►

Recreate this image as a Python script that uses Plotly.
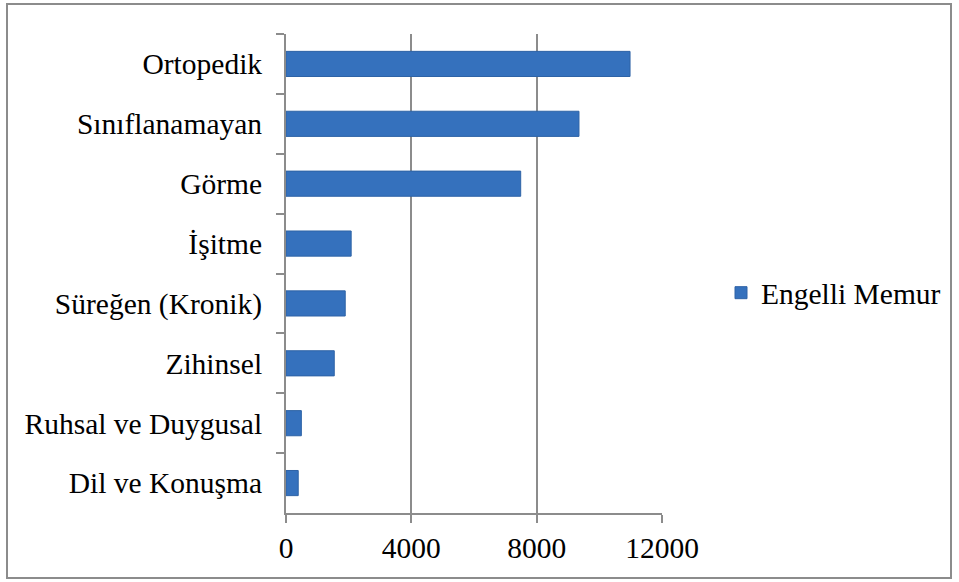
import plotly.graph_objects as go

categories = ["Ortopedik", "Sınıflanamayan", "Görme", "İşitme", "Süreğen (Kronik)",
              "Zihinsel", "Ruhsal ve Duygusal", "Dil ve Konuşma"]
values = [10980, 9350, 7490, 2080, 1890, 1540, 490, 390]
series_name = "Engelli Memur"
x_ticks = [0, 4000, 8000, 12000]

W, H = 959, 582
L, R, T, B = 286, 297, 34, 69
pw, ph = W - L - R, H - T - B

def px_x(px):
    return (px - L) / pw

def px_y(py):
    return (H - B - py) / ph

font = dict(family="Liberation Serif", size=29.5, color="#000000")

fig = go.Figure()
fig.add_trace(go.Bar(
    y=categories, x=values, orientation="h", name=series_name,
    marker=dict(color="#3571BD", line=dict(color="#2E63A6", width=1)),
    showlegend=True,
))

fig.update_layout(
    width=W, height=H,
    margin=dict(l=L, r=R, t=T, b=B, autoexpand=False),
    paper_bgcolor="white", plot_bgcolor="white",
    font=font,
    bargap=0.58,
    showlegend=True,
    legend=dict(x=px_x(721), y=px_y(293), xanchor="left", yanchor="middle",
                font=font, bgcolor="rgba(0,0,0,0)", itemwidth=30,
                tracegroupgap=0),
    xaxis=dict(range=[0, 12000], tickvals=x_ticks, ticktext=[str(v) for v in x_ticks],
               showgrid=True, gridcolor="#8C8C8C", gridwidth=2,
               showline=True, linecolor="#8C8C8C", linewidth=2,
               ticks="outside", ticklen=8, tickwidth=2, tickcolor="#8C8C8C",
               zeroline=False, tickfont=font, fixedrange=True, automargin=False),
    yaxis=dict(autorange="reversed", type="category",
               showgrid=False, showline=True, linecolor="#8C8C8C", linewidth=2,
               ticks="outside", ticklen=8, tickwidth=2, tickcolor="#8C8C8C",
               tickson="boundaries", tickfont=font, ticklabelstandoff=16,
               fixedrange=True, automargin=False),
    shapes=[dict(type="rect", xref="paper", yref="paper",
                 x0=px_x(7), x1=px_x(951), y0=px_y(578), y1=px_y(4),
                 line=dict(color="#8C8C8C", width=2), fillcolor="rgba(0,0,0,0)",
                 layer="below")],
)

fig.write_html("out.html", config={"displayModeBar": False},
               post_script="document.body.style.margin='0px';document.body.style.overflow='hidden';")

◄

Extract the full listing exactly, with the pictures left out.

- [WRITTEN SOLUTION]
Recreate this image as a Python script that uses Plotly.
import plotly.graph_objects as go

categories = ["Ortopedik", "Sınıflanamayan", "Görme", "İşitme", "Süreğen (Kronik)",
              "Zihinsel", "Ruhsal ve Duygusal", "Dil ve Konuşma"]
values = [10980, 9350, 7490, 2080, 1890, 1540, 490, 390]
series_name = "Engelli Memur"
x_ticks = [0, 4000, 8000, 12000]

W, H = 959, 582
L, R, T, B = 286, 297, 34, 69
pw, ph = W - L - R, H - T - B

def px_x(px):
    return (px - L) / pw

def px_y(py):
    return (H - B - py) / ph

font = dict(family="Liberation Serif", size=29.5, color="#000000")

fig = go.Figure()
fig.add_trace(go.Bar(
    y=categories, x=values, orientation="h", name=series_name,
    marker=dict(color="#3571BD", line=dict(color="#2E63A6", width=1)),
    showlegend=True,
))

fig.update_layout(
    width=W, height=H,
    margin=dict(l=L, r=R, t=T, b=B, autoexpand=False),
    paper_bgcolor="white", plot_bgcolor="white",
    font=font,
    bargap=0.58,
    showlegend=True,
    legend=dict(x=px_x(721), y=px_y(293), xanchor="left", yanchor="middle",
                font=font, bgcolor="rgba(0,0,0,0)", itemwidth=30,
                tracegroupgap=0),
    xaxis=dict(range=[0, 12000], tickvals=x_ticks, ticktext=[str(v) for v in x_ticks],
               showgrid=True, gridcolor="#8C8C8C", gridwidth=2,
               showline=True, linecolor="#8C8C8C", linewidth=2,
               ticks="outside", ticklen=8, tickwidth=2, tickcolor="#8C8C8C",
               zeroline=False, tickfont=font, fixedrange=True, automargin=False),
    yaxis=dict(autorange="reversed", type="category",
               showgrid=False, showline=True, linecolor="#8C8C8C", linewidth=2,
               ticks="outside", ticklen=8, tickwidth=2, tickcolor="#8C8C8C",
               tickson="boundaries", tickfont=font, ticklabelstandoff=16,
               fixedrange=True, automargin=False),
    shapes=[dict(type="rect", xref="paper", yref="paper",
                 x0=px_x(7), x1=px_x(951), y0=px_y(578), y1=px_y(4),
                 line=dict(color="#8C8C8C", width=2), fillcolor="rgba(0,0,0,0)",
                 layer="below")],
)

fig.write_html("out.html", config={"displayModeBar": False},
               post_script="document.body.style.margin='0px';document.body.style.overflow='hidden';")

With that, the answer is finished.